Maybe you do. I'm subscribed to Asimov's and SF&F electronic editions digitally via the Kindle store. Not even once have I noticed an ad for scifi/fantasy books on my Kindle. Most of the time it's fluffy bestsellers.

lanstin · 4 years ago
Amazon advertises and recommends with a notification books that I have already read on Kindle all the time. But they aren’t paying for these so not the same problem as the purchase based targeting.
Simon_O_Rourke · 4 years ago
Yes, yes they absolutely do, although not quite at the levels and extent you might think. I worked with an ad network DSP, who's entire business was figuring out what crap to put in front of what users.

All I'll say is that they used pretty low down ways to get to people, one example that sticks out was the amount of targeting that went on late Friday, late Saturday night in APAC when folks would stumble home drunk and go online.

Everything and the kitchen sink was thrown at these people, and it often resulted in multi thousand dollar sales, including a few automobiles!

diffeomorphism · 4 years ago
Two questions:

- if the buyer was intoxicated, isn't that sale invalid?

- how is that in any way ethical?

Simon_O_Rourke · 4 years ago
I don't think selling things to people while they are drunk/high/otherwise is invalid. Otherwise Walmart would have to breathalyze visitors.

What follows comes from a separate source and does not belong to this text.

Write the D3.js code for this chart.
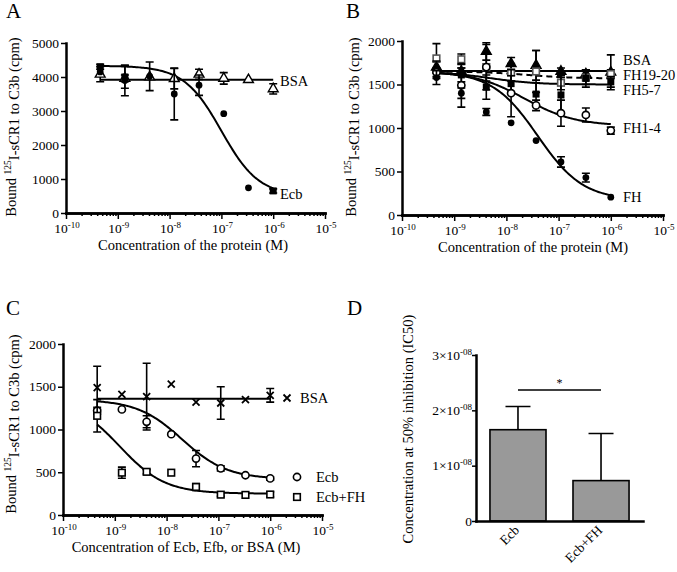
<!DOCTYPE html>
<html>
<head>
<meta charset="utf-8">
<script src="https://cdn.jsdelivr.net/npm/d3@7"></script>
<style>
  body { margin: 0; background: #fff; }
  text { font-family: "Liberation Serif", "Times New Roman", serif; fill: #000; }
  .axis .domain { stroke: #000; stroke-width: 2.5; stroke-linecap: square; }
  .axis .tick line { stroke: #000; stroke-width: 1.5; }
</style>
</head>
<body>
<script>
// concentrations used in A, B and C (M)
const conc = [4.57e-10, 1.37e-9, 4.12e-9, 1.23e-8, 3.70e-8, 1.11e-7, 3.33e-7, 1.0e-6];
const decades = [1e-10, 1e-9, 1e-8, 1e-7, 1e-6, 1e-5];
const decadeExp = ["-10", "-9", "-8", "-7", "-6", "-5"];

// panel A
const ecbA = [4150, 3900, 4020, 3500, 3760, 2920, 740, null];
const ecbAErr = [0, 450, 420, 760, 300, 0, 0, 0];
const ecbSqA = [4300, 4000, null, null, null, null, null, 650];
const ecbSqAErr = [70, 330, 0, 0, 0, 0, 0, 60];
const bsaA = [4080, 3960, 4000, 3950, 4080, 3960, 3920, 3650];
const bsaAErr = [220, 100, 0, 300, 150, 170, 0, 150];
const fitNamesA = ["BSA", "Ecb"];
const fitTopA = [3920, 4330];
const fitBottomA = [3920, 500];
const fitLogIC50A = [-7.0, -7.0];
const fitHillA = [1, 1.2];

// panel B
const bsaB = [1700, 1650, 1880, 1740, 1720, 1650, 1620, 1640];
const bsaBErr = [60, 40, 100, 70, 170, 40, 50, 200];
const fh1920B = [1800, 1790, 1700, 1640, 1650, 1520, 1580, 1620];
const fh1920BErr = [170, 60, 260, 100, 240, 80, 80, 50];
const fh57B = [1670, 1610, 1470, 1510, 1390, 1380, 1570, 1530];
const fh57BErr = [100, 80, 140, 90, 130, 200, 100, 60];
const fh14B = [1640, 1490, 1700, 1400, 1260, 1170, 1150, 970];
const fh14BErr = [50, 250, 160, 270, 60, 150, 80, 40];
const fhB = [1580, 1400, 1185, 1060, 855, 610, 430, 205];
const fhBErr = [80, 60, 40, 0, 0, 60, 50, 0];
const fitNamesB = ["BSA", "FH19-20", "FH5-7", "FH1-4", "FH"];
const fitTopB = [1655, 1650, 1645, 1650, 1650];
const fitBottomB = [1655, 1570, 1500, 1025, 170];
const fitLogIC50B = [-7.0, -7.6, -8.3, -7.65, -7.4];
const fitHillB = [1, 1, 1, 0.9, 1];

// panel C
const bsaC = [1490, 1410, 1385, 1530, 1320, 1310, 1350, 1400];
const bsaCErr = [250, 0, 390, 0, 0, 190, 0, 80];
const ecbC = [1220, 1235, 1090, 945, 660, 545, 465, 428];
const ecbCErr = [40, 0, 70, 0, 95, 30, 0, 20];
const ecbFhC = [1160, 495, 505, 495, 328, 238, 235, 240];
const ecbFhCErr = [190, 65, 25, 0, 40, 20, 0, 30];
const fitNamesC = ["BSA", "Ecb", "Ecb+FH"];
const fitTopC = [1360, 1350, 1350];
const fitBottomC = [1360, 420, 250];
const fitLogIC50C = [-7.0, -7.7, -8.9];
const fitHillC = [1, 1, 1];

// panel D
const dCats = ["Ecb", "Ecb+FH"];
const dIC50 = [1.65e-8, 0.73e-8];
const dSD = [0.42e-8, 0.85e-8];
const dTicks = [0, 1e-8, 2e-8, 3e-8];

const svg = d3.select("body").append("svg")
  .attr("width", 677)
  .attr("height", 572);

function supText(sel, base, sup, size, supSize) {
  sel.attr("font-size", size).text(base);
  sel.append("tspan").attr("font-size", supSize).attr("dy", "-0.55em").text(sup);
}

function logPanel(o) {
  const x = d3.scaleLog().domain([1e-10, 1e-5]).range([o.left, o.right]);
  const y = d3.scaleLinear().domain([0, o.ymax]).range([o.bottom, o.top]);
  const g = svg.append("g");

  const minors = [];
  decades.slice(0, -1).forEach(function(d) {
    for (let k = 2; k < 10; k++) minors.push(d * k);
  });
  g.append("g").attr("class", "axis")
    .attr("transform", "translate(0," + o.bottom + ")")
    .call(d3.axisBottom(x).tickValues(minors).tickSize(3).tickSizeOuter(0).tickFormat(""));
  g.append("g").attr("class", "axis")
    .attr("transform", "translate(0," + o.bottom + ")")
    .call(d3.axisBottom(x).tickValues(decades).tickSize(6).tickSizeOuter(0).tickFormat(""));
  g.append("g").attr("class", "axis")
    .attr("transform", "translate(" + o.left + ",0)")
    .call(d3.axisLeft(y).tickValues(o.yticks).tickSize(5).tickSizeOuter(0).tickFormat(""));

  o.yticks.forEach(function(t) {
    g.append("text").attr("x", o.left - 7).attr("y", y(t)).attr("dy", "0.35em")
      .attr("text-anchor", "end").attr("font-size", 13.5).text(t);
  });
  decades.forEach(function(d, i) {
    const t = g.append("text").attr("x", x(d) + 1).attr("y", o.bottom + 20)
      .attr("text-anchor", "middle");
    supText(t, "10", decadeExp[i], 13.5, 9);
  });

  // axis titles
  g.append("text").attr("x", o.xTitleX).attr("y", o.bottom + 37)
    .attr("text-anchor", "middle").attr("font-size", 14.5).text(o.xTitle);
  const yt = g.append("text")
    .attr("transform", "translate(" + o.yTitleX + "," + o.yTitleY + ") rotate(-90)")
    .attr("text-anchor", "middle").attr("font-size", 14.5).text("Bound ");
  yt.append("tspan").attr("font-size", 9.5).attr("dy", "-0.55em").text("125");
  yt.append("tspan").attr("dy", "0.55em").text("I-sCR1 to C3b (cpm)");

  g.append("text").attr("x", o.letterX).attr("y", o.letterY)
    .attr("font-size", 21).text(o.letter);
  return { x: x, y: y, g: g };
}

function fitLine(p, top, bottom, logIC, hill, dashed) {
  const l0 = Math.log10(conc[0]), l1 = Math.log10(conc[conc.length - 1]);
  const pts = d3.range(0, 121).map(function(i) {
    const lx = l0 + (l1 - l0) * i / 120;
    return [Math.pow(10, lx), bottom + (top - bottom) / (1 + Math.pow(10, (lx - logIC) * hill))];
  });
  p.g.append("path").datum(pts)
    .attr("d", d3.line().x(d => p.x(d[0])).y(d => p.y(d[1])))
    .attr("fill", "none").attr("stroke", "#000").attr("stroke-width", 2)
    .attr("stroke-dasharray", dashed ? "6,4" : null);
}

function marker(g, cx, cy, sym, stroke) {
  const col = stroke || "#000";
  if (sym === "fc") {
    g.append("circle").attr("cx", cx).attr("cy", cy).attr("r", 3.4).attr("fill", col);
  } else if (sym === "oc") {
    g.append("circle").attr("cx", cx).attr("cy", cy).attr("r", 3.6)
      .attr("fill", "#fff").attr("stroke", col).attr("stroke-width", 1.6);
  } else if (sym === "fs") {
    g.append("rect").attr("x", cx - 3.5).attr("y", cy - 3.5).attr("width", 7).attr("height", 7).attr("fill", col);
  } else if (sym === "os") {
    g.append("rect").attr("x", cx - 3.3).attr("y", cy - 3.3).attr("width", 6.6).attr("height", 6.6)
      .attr("fill", "#fff").attr("stroke", col).attr("stroke-width", 1.6);
  } else if (sym === "ot" || sym === "ft") {
    g.append("path").attr("transform", "translate(" + cx + "," + cy + ")")
      .attr("d", d3.symbol().type(d3.symbolTriangle).size(42)())
      .attr("fill", sym === "ft" ? col : "#fff").attr("stroke", col).attr("stroke-width", 1.4);
  } else if (sym === "x") {
    g.append("path")
      .attr("d", "M" + (cx - 3.5) + "," + (cy - 3.5) + "L" + (cx + 3.5) + "," + (cy + 3.5) +
                 "M" + (cx - 3.5) + "," + (cy + 3.5) + "L" + (cx + 3.5) + "," + (cy - 3.5))
      .attr("stroke", "#000").attr("stroke-width", 1.8);
  }
}

function series(p, vals, errs, sym, stroke) {
  vals.forEach(function(v, i) {
    if (v == null) return;
    const cx = p.x(conc[i]);
    const e = errs[i];
    if (e > 0) {
      const y1 = p.y(v - e), y2 = p.y(v + e);
      p.g.append("path")
        .attr("d", "M" + cx + "," + y1 + "V" + y2 +
                   "M" + (cx - 4) + "," + y1 + "H" + (cx + 4) +
                   "M" + (cx - 4) + "," + y2 + "H" + (cx + 4))
        .attr("stroke", "#000").attr("stroke-width", 1.6).attr("fill", "none");
    }
    marker(p.g, cx, p.y(v), sym, stroke);
  });
}

function label(p, x, y, txt) {
  p.g.append("text").attr("x", x).attr("y", y).attr("font-size", 14.5).text(txt);
}

// ---------- A ----------
const pA = logPanel({ left: 66, right: 325, top: 43, bottom: 213, ymax: 5000,
  yticks: [0, 1000, 2000, 3000, 4000, 5000], xTitle: "Concentration of the protein (M)",
  xTitleX: 193, yTitleX: 16, yTitleY: 127, letter: "A", letterX: 6, letterY: 18 });
fitNamesA.forEach(function(n, i) {
  fitLine(pA, fitTopA[i], fitBottomA[i], fitLogIC50A[i], fitHillA[i], false);
});
series(pA, bsaA, bsaAErr, "ot");
series(pA, ecbA, ecbAErr, "fc");
series(pA, ecbSqA, ecbSqAErr, "fs");
label(pA, 280, 86, "BSA");
label(pA, 280, 199, "Ecb");

// ---------- B ----------
const pB = logPanel({ left: 402, right: 663, top: 41, bottom: 215, ymax: 2000,
  yticks: [0, 500, 1000, 1500, 2000], xTitle: "Concentration of the protein (M)",
  xTitleX: 533, yTitleX: 356, yTitleY: 127, letter: "B", letterX: 346, letterY: 18 });
fitNamesB.forEach(function(n, i) {
  fitLine(pB, fitTopB[i], fitBottomB[i], fitLogIC50B[i], fitHillB[i], n === "FH19-20");
});
series(pB, bsaB, bsaBErr, "ft");
series(pB, fh1920B, fh1920BErr, "os", "#555");
series(pB, fh57B, fh57BErr, "fs");
series(pB, fh14B, fh14BErr, "oc");
series(pB, fhB, fhBErr, "fc");
label(pB, 623, 65, "BSA");
label(pB, 623, 80, "FH19-20");
label(pB, 623, 95, "FH5-7");
label(pB, 623, 133, "FH1-4");
label(pB, 623, 202, "FH");

// ---------- C ----------
const pC = logPanel({ left: 63, right: 322, top: 344, bottom: 515, ymax: 2000,
  yticks: [0, 500, 1000, 1500, 2000], xTitle: "Concentration of Ecb, Efb, or BSA (M)",
  xTitleX: 186, yTitleX: 16, yTitleY: 424, letter: "C", letterX: 6, letterY: 315 });
fitNamesC.forEach(function(n, i) {
  fitLine(pC, fitTopC[i], fitBottomC[i], fitLogIC50C[i], fitHillC[i], false);
});
series(pC, bsaC, bsaCErr, "x");
series(pC, ecbC, ecbCErr, "oc");
series(pC, ecbFhC, ecbFhCErr, "os");
marker(pC.g, 287, 398, "x");
label(pC, 300, 403, "BSA");
marker(pC.g, 297, 477, "oc");
label(pC, 316, 482, "Ecb");
marker(pC.g, 297, 497, "os");
label(pC, 316, 502, "Ecb+FH");

// ---------- D ----------
const gD = svg.append("g");
const xD = d3.scaleBand().domain(dCats).range([476, 643]).paddingInner(0.325).paddingOuter(0.168);
const yD = d3.scaleLinear().domain([0, 3e-8]).range([521, 355]);

gD.selectAll("rect.bar").data(dCats).enter().append("rect")
  .attr("class", "bar")
  .attr("x", d => xD(d))
  .attr("y", (d, i) => yD(dIC50[i]))
  .attr("width", xD.bandwidth())
  .attr("height", (d, i) => yD(0) - yD(dIC50[i]))
  .attr("fill", "#999999").attr("stroke", "#000").attr("stroke-width", 1.6);

dCats.forEach(function(c, i) {
  const cx = xD(c) + xD.bandwidth() / 2;
  const yTop = yD(dIC50[i] + dSD[i]);
  gD.append("path")
    .attr("d", "M" + cx + "," + yD(dIC50[i]) + "V" + yTop + "M" + (cx - 12.5) + "," + yTop + "H" + (cx + 12.5))
    .attr("stroke", "#000").attr("stroke-width", 1.6).attr("fill", "none");
  gD.append("text")
    .attr("transform", "translate(" + (cx + 2) + ",531) rotate(-45)")
    .attr("text-anchor", "end").attr("font-size", 13.5).text(c);
});

gD.append("g").attr("class", "axis").attr("transform", "translate(0,521)")
  .call(d3.axisBottom(xD).tickSize(0).tickSizeOuter(0).tickFormat(""));
gD.append("g").attr("class", "axis").attr("transform", "translate(476,0)")
  .call(d3.axisLeft(yD).tickValues(dTicks).tickSize(4).tickSizeOuter(0).tickFormat(""));

dTicks.forEach(function(t, i) {
  const tx = gD.append("text").attr("x", 472).attr("y", yD(t)).attr("dy", "0.35em")
    .attr("text-anchor", "end");
  if (t === 0) tx.attr("font-size", 13.5).text("0");
  else supText(tx, i + "\u00d710", "-08", 13.5, 9);
});

// significance bracket
const c0 = xD(dCats[0]) + xD.bandwidth() / 2;
const c1 = xD(dCats[1]) + xD.bandwidth() / 2;
gD.append("line").attr("x1", c0).attr("x2", c1).attr("y1", 390).attr("y2", 390)
  .attr("stroke", "#000").attr("stroke-width", 1.5);
gD.append("text").attr("x", (c0 + c1) / 2).attr("y", 387).attr("text-anchor", "middle")
  .attr("font-size", 12).text("*");

gD.append("text")
  .attr("transform", "translate(413,429) rotate(-90)")
  .attr("text-anchor", "middle").attr("font-size", 14.5)
  .text("Concentration at 50% inhibition (IC50)");
gD.append("text").attr("x", 347).attr("y", 315).attr("font-size", 21).text("D");
</script>
</body>
</html>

However, it's massively, objectively, unequivocally unethical, and part of the reason I quit that place. And for the record, selling crap to drunk people in APAC was probably the least morally suspect tactic this company got up too.

squeaky-clean · 4 years ago
> if the buyer was intoxicated, isn't that sale invalid?

Under what law? Am I not allowed to drunkenly order food at a restaurant? What's the threshold for a purchase that should be invalid?

swiftcoder · 4 years ago
> if the buyer was intoxicated, isn't that sale invalid?

Sadly, we don't hold capitalism to consent standards

newscracker · 4 years ago
One more reason for why you’re seeing the same ads.

Buyer’s remorse and post-purchase confirmation: You’re seeing ads for products you bought because the brand or marketing team decided to spend some more money to have you avoid buyer’s remorse and to reaffirm to yourself that the purchase was a good one.

This may or may not work, depending on the person and the product, but some of these things are probably not measured well enough to decide who should see the same ad and who doesn’t need to.

wruza · 4 years ago
I run adblockers for the same reason. I’m not against ads or supporting sites via ads, and I actually want something new to try. But all ads I see fall into two categories: already bought it for a couple of weeks. Or completely irrelevant, which I never click.

They have everything on me: my age, sex, social state and circles, location, life habits, profession, work hours, sleep hours, movie and porn preferences, which non-entertainment topics I’m interested in, which medical issues I have, and probably 50 more properties I never thought about.

But I never clicked on any nonsense they tried to advertise to me. I see nothing new, nothing interesting, nothing relevant to my life in ads. None of my new interests ever came from these flashy boxes.